O novo filme de Spielberg já tem trailer e site oficial. De resto, o site oficial (com respectivo trailer e sinopse) pode ser encontrado aqui. Para já, e em jeito de primeiras impressões, importa reter o impacto emocional que a simples fragmentação de imagens documentais (provavelmente reproduzidas) e imagens de ficção, sem uma estrutura sinóptica tradicional dos trailers de promoção, acaba por produzir em nós. É um trailer que parte de um conceito simples: é a história do que vem a seguir! A seguir a quê? Às imagens documentais que surgem no início e que são alimentadas, a seguir, pela fragmentação de imagens de ficção sem tentar formar uma sinopse. Nelas (nas imagens) apenas revemos emoções, ideias e dilemas que, seguramente, serão devidamente (des)construídas e estruturadas nos corpos que as transportam. Eric Bana parece-me viajar com toda a solidão do universo.

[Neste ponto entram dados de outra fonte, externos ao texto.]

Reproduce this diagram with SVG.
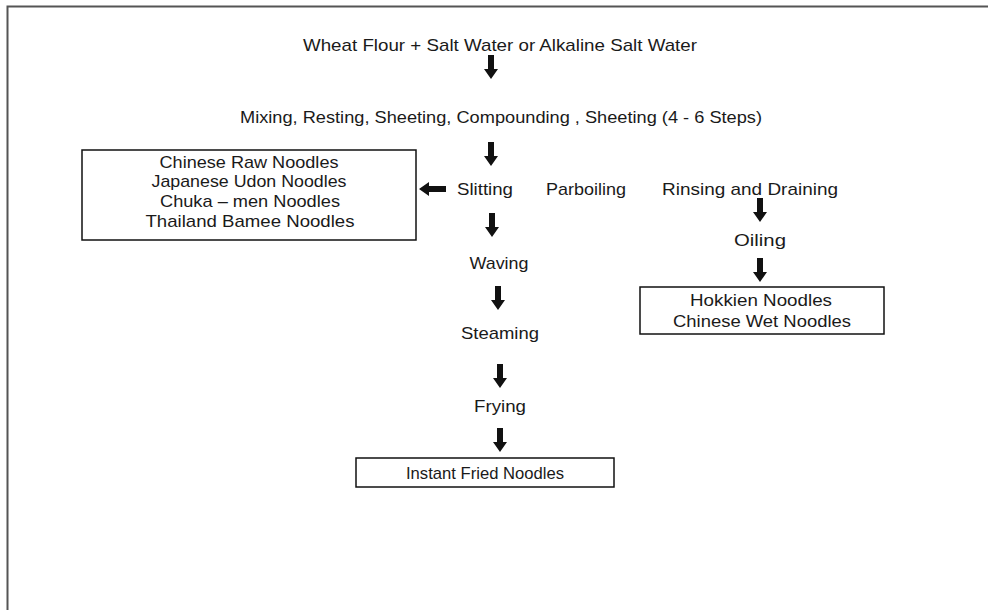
<svg xmlns="http://www.w3.org/2000/svg" xmlns:xlink="http://www.w3.org/1999/xlink" width="988" height="610" viewBox="0 0 988 610">
<style>
text{font-family:"Liberation Sans","DejaVu Sans",sans-serif;font-size:17px;fill:#1a1a1a;text-anchor:middle;dominant-baseline:central}
.s{font-size:17px}
.box{fill:#fff;stroke:#111;stroke-width:1.5}
.arr{fill:#111}
</style>
<defs>
<path id="ad" d="M-3,0 H3 V14 H7 L0,24 L-7,14 H-3 Z"/>
<path id="al" d="M0,0 L10,-7 V-3 H27 V3 H10 V7 Z"/>
</defs>
<rect width="988" height="610" fill="#fff"/>
<path d="M7.5,610 V6.5 H988" fill="none" stroke="#555" stroke-width="2"/>

<g id="n-start"><text x="500" y="45" textLength="394" lengthAdjust="spacingAndGlyphs">Wheat Flour +  Salt Water or Alkaline Salt Water</text></g>
<g id="n-mixing"><text x="501" y="117" textLength="522" lengthAdjust="spacingAndGlyphs">Mixing, Resting, Sheeting, Compounding , Sheeting (4 - 6 Steps)</text></g>
<g id="n-slitting"><text class="s" x="485" y="189" textLength="56" lengthAdjust="spacingAndGlyphs">Slitting</text></g>
<g id="n-parboiling"><text class="s" x="586" y="189" textLength="80" lengthAdjust="spacingAndGlyphs">Parboiling</text></g>
<g id="n-rinsing"><text x="750" y="189" textLength="176" lengthAdjust="spacingAndGlyphs">Rinsing  and Draining</text></g>
<g id="n-raw"><rect class="box" x="82" y="150" width="334" height="90"/>
<text x="249" y="162" textLength="179" lengthAdjust="spacingAndGlyphs">Chinese Raw Noodles</text>
<text x="249" y="181" textLength="195" lengthAdjust="spacingAndGlyphs">Japanese Udon Noodles</text>
<text x="250" y="201" textLength="180" lengthAdjust="spacingAndGlyphs">Chuka – men Noodles</text>
<text x="250" y="221" textLength="209" lengthAdjust="spacingAndGlyphs">Thailand Bamee Noodles</text></g>
<g id="n-waving"><text class="s" x="499" y="263" textLength="59" lengthAdjust="spacingAndGlyphs">Waving</text></g>
<g id="n-steaming"><text class="s" x="500" y="333" textLength="78" lengthAdjust="spacingAndGlyphs">Steaming</text></g>
<g id="n-frying"><text class="s" x="500" y="406" textLength="52" lengthAdjust="spacingAndGlyphs">Frying</text></g>
<g id="n-instant"><rect class="box" x="356" y="458" width="258" height="29"/>
<text x="485" y="473" textLength="158" lengthAdjust="spacingAndGlyphs">Instant Fried Noodles</text></g>
<g id="n-oiling"><text class="s" x="760" y="240" textLength="52" lengthAdjust="spacingAndGlyphs">Oiling</text></g>
<g id="n-hokkien"><rect class="box" x="640" y="287" width="244" height="47"/>
<text x="761" y="300" textLength="142" lengthAdjust="spacingAndGlyphs">Hokkien Noodles</text>
<text x="762" y="321" textLength="178" lengthAdjust="spacingAndGlyphs">Chinese Wet Noodles</text></g>

<g id="connectors" class="arr">
<use xlink:href="#ad" x="491" y="55"/>
<use xlink:href="#ad" x="491" y="142"/>
<use xlink:href="#ad" x="492" y="213"/>
<use xlink:href="#ad" x="498" y="286"/>
<use xlink:href="#ad" x="500" y="364"/>
<use xlink:href="#ad" x="500" y="428"/>
<use xlink:href="#ad" x="760" y="198"/>
<use xlink:href="#ad" x="760" y="258"/>
<use xlink:href="#al" x="419" y="189"/>
</g>
</svg>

Os «watchers» especialistas americanos já constatam, há algumas semanas, que este será o grande candidato aos Oscars deste ano. A saúde actual do mundo permite algumas resistências da parte de quem receia que Spielberg normalize as diferenças e as reivindicações que definem o conflito entre israelitas e palestinianos, mas o cineasta já confessou que são os pormenores humanos que lhe interessam. E não podia ser de outra maneira. O filme tem data de estreia marcada para 23 de Dezembro e está em contra-relógio para ser mostrado à imprensa a tempo dos Globos de Ouro (dead line termina a 8 de Dezembro). Entre nós, a estreia é ainda uma incógnita, mas eu apostaria para Fevereiro, algures entre as nomeações e a cerimónia dos Oscars propriamente dita.